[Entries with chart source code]
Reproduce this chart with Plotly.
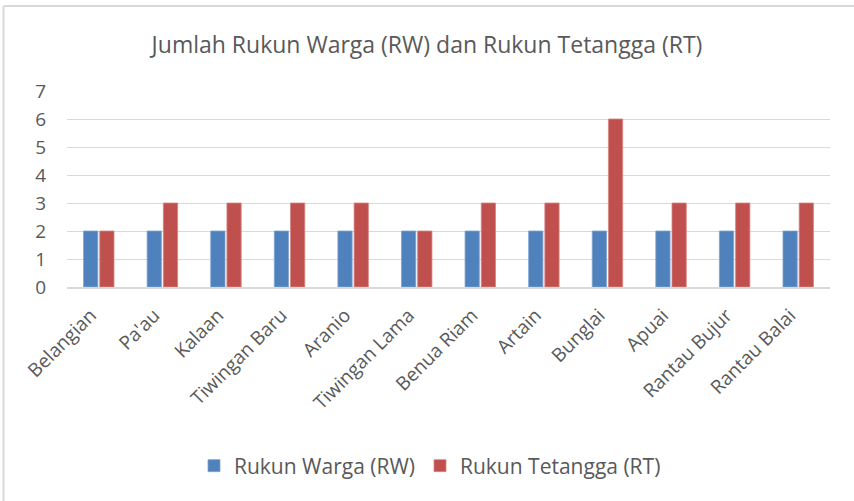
import plotly.graph_objects as go

categories = ["Belangian", "Pa'au", "Kalaan", "Tiwingan Baru", "Aranio", "Tiwingan Lama",
              "Benua Riam", "Artain", "Bunglai", "Apuai", "Rantau Bujur", "Rantau Balai"]
rw_values = [2, 2, 2, 2, 2, 2, 2, 2, 2, 2, 2, 2]
rt_values = [2, 3, 3, 3, 3, 2, 3, 3, 6, 3, 3, 3]
y_ticks = [0, 1, 2, 3, 4, 5, 6, 7]

FONT = "Open Sans"
GREY = "#595959"

L, R, T, B = 67, 24, 91, 214
W, H = 854, 501
pw, ph = W - L - R, H - T - B

fig = go.Figure()
fig.add_trace(go.Bar(name="Rukun Warga (RW)", x=categories, y=rw_values,
                     marker=dict(color="#4f81bd", line=dict(color="#7fa3d1", width=0.8))))
fig.add_trace(go.Bar(name="Rukun Tetangga (RT)", x=categories, y=rt_values,
                     marker=dict(color="#c0504d", line=dict(color="#d58583", width=0.8))))

def px_x(p):
    return (p - L) / pw

def px_y(p):
    return (H - B - p) / ph

fig.add_shape(type="line", xref="paper", yref="paper",
              x0=px_x(3.5), x1=px_x(854), y0=px_y(6), y1=px_y(6),
              line=dict(color="#d9d9d9", width=2))
fig.add_shape(type="line", xref="paper", yref="paper",
              x0=px_x(3.5), x1=px_x(3.5), y0=px_y(6), y1=px_y(501),
              line=dict(color="#d9d9d9", width=2))

fig.update_layout(
    width=W, height=H,
    margin=dict(l=L, r=R, t=T, b=B, pad=0, autoexpand=False),
    paper_bgcolor="white", plot_bgcolor="white",
    barmode="group", bargap=0.49, bargroupgap=0.12,
    title=dict(text="Jumlah Rukun Warga (RW) dan Rukun Tetangga (RT)",
               x=0.5, xanchor="center", y=1 - 45 / H, yanchor="middle",
               font=dict(family=FONT, size=23, color=GREY)),
    font=dict(family=FONT, color=GREY),
    legend=dict(orientation="h", x=px_x(430), xanchor="center", y=px_y(466), yanchor="middle",
                font=dict(family=FONT, size=21, color=GREY), itemwidth=30,
                bgcolor="rgba(0,0,0,0)"),
    showlegend=True,
)
fig.update_xaxes(showgrid=False, showline=True, linecolor="#d9d9d9", linewidth=1.5,
                 tickangle=-45, ticks="", automargin=False,
                 ticklabelstandoff=8, ticklabelshift=-8,
                 tickfont=dict(family=FONT, size=19, color=GREY))
fig.update_yaxes(range=[0, 7], tickvals=y_ticks, showgrid=True, gridcolor="#d9d9d9",
                 gridwidth=1.2, zeroline=False, showline=False, ticks="",
                 ticklabelstandoff=20, automargin=False,
                 tickfont=dict(family=FONT, size=19, color=GREY))

fig.write_html("out.html", config={"displayModeBar": False},
               post_script="document.body.style.margin='0';document.body.style.overflow='hidden';")
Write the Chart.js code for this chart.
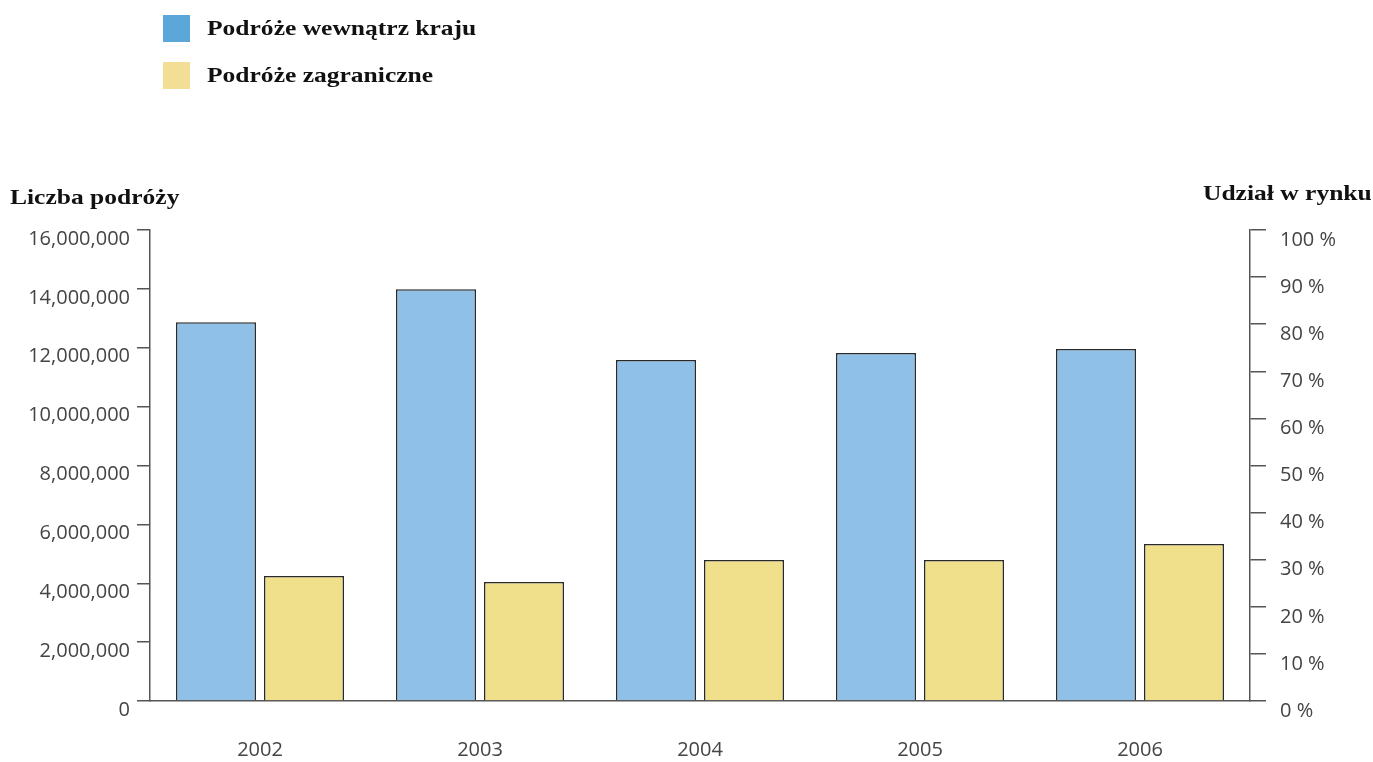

▶ **Aim of the task**
Leave the pictures out and write out every entry exactly as given.

▶ **Result of this task**
Reproduce this chart with Plotly.
import plotly.graph_objects as go

categories = ["Belangian", "Pa'au", "Kalaan", "Tiwingan Baru", "Aranio", "Tiwingan Lama",
              "Benua Riam", "Artain", "Bunglai", "Apuai", "Rantau Bujur", "Rantau Balai"]
rw_values = [2, 2, 2, 2, 2, 2, 2, 2, 2, 2, 2, 2]
rt_values = [2, 3, 3, 3, 3, 2, 3, 3, 6, 3, 3, 3]
y_ticks = [0, 1, 2, 3, 4, 5, 6, 7]

FONT = "Open Sans"
GREY = "#595959"

L, R, T, B = 67, 24, 91, 214
W, H = 854, 501
pw, ph = W - L - R, H - T - B

fig = go.Figure()
fig.add_trace(go.Bar(name="Rukun Warga (RW)", x=categories, y=rw_values,
                     marker=dict(color="#4f81bd", line=dict(color="#7fa3d1", width=0.8))))
fig.add_trace(go.Bar(name="Rukun Tetangga (RT)", x=categories, y=rt_values,
                     marker=dict(color="#c0504d", line=dict(color="#d58583", width=0.8))))

def px_x(p):
    return (p - L) / pw

def px_y(p):
    return (H - B - p) / ph

fig.add_shape(type="line", xref="paper", yref="paper",
              x0=px_x(3.5), x1=px_x(854), y0=px_y(6), y1=px_y(6),
              line=dict(color="#d9d9d9", width=2))
fig.add_shape(type="line", xref="paper", yref="paper",
              x0=px_x(3.5), x1=px_x(3.5), y0=px_y(6), y1=px_y(501),
              line=dict(color="#d9d9d9", width=2))

fig.update_layout(
    width=W, height=H,
    margin=dict(l=L, r=R, t=T, b=B, pad=0, autoexpand=False),
    paper_bgcolor="white", plot_bgcolor="white",
    barmode="group", bargap=0.49, bargroupgap=0.12,
    title=dict(text="Jumlah Rukun Warga (RW) dan Rukun Tetangga (RT)",
               x=0.5, xanchor="center", y=1 - 45 / H, yanchor="middle",
               font=dict(family=FONT, size=23, color=GREY)),
    font=dict(family=FONT, color=GREY),
    legend=dict(orientation="h", x=px_x(430), xanchor="center", y=px_y(466), yanchor="middle",
                font=dict(family=FONT, size=21, color=GREY), itemwidth=30,
                bgcolor="rgba(0,0,0,0)"),
    showlegend=True,
)
fig.update_xaxes(showgrid=False, showline=True, linecolor="#d9d9d9", linewidth=1.5,
                 tickangle=-45, ticks="", automargin=False,
                 ticklabelstandoff=8, ticklabelshift=-8,
                 tickfont=dict(family=FONT, size=19, color=GREY))
fig.update_yaxes(range=[0, 7], tickvals=y_ticks, showgrid=True, gridcolor="#d9d9d9",
                 gridwidth=1.2, zeroline=False, showline=False, ticks="",
                 ticklabelstandoff=20, automargin=False,
                 tickfont=dict(family=FONT, size=19, color=GREY))

fig.write_html("out.html", config={"displayModeBar": False},
               post_script="document.body.style.margin='0';document.body.style.overflow='hidden';")
Write the Chart.js code for this chart.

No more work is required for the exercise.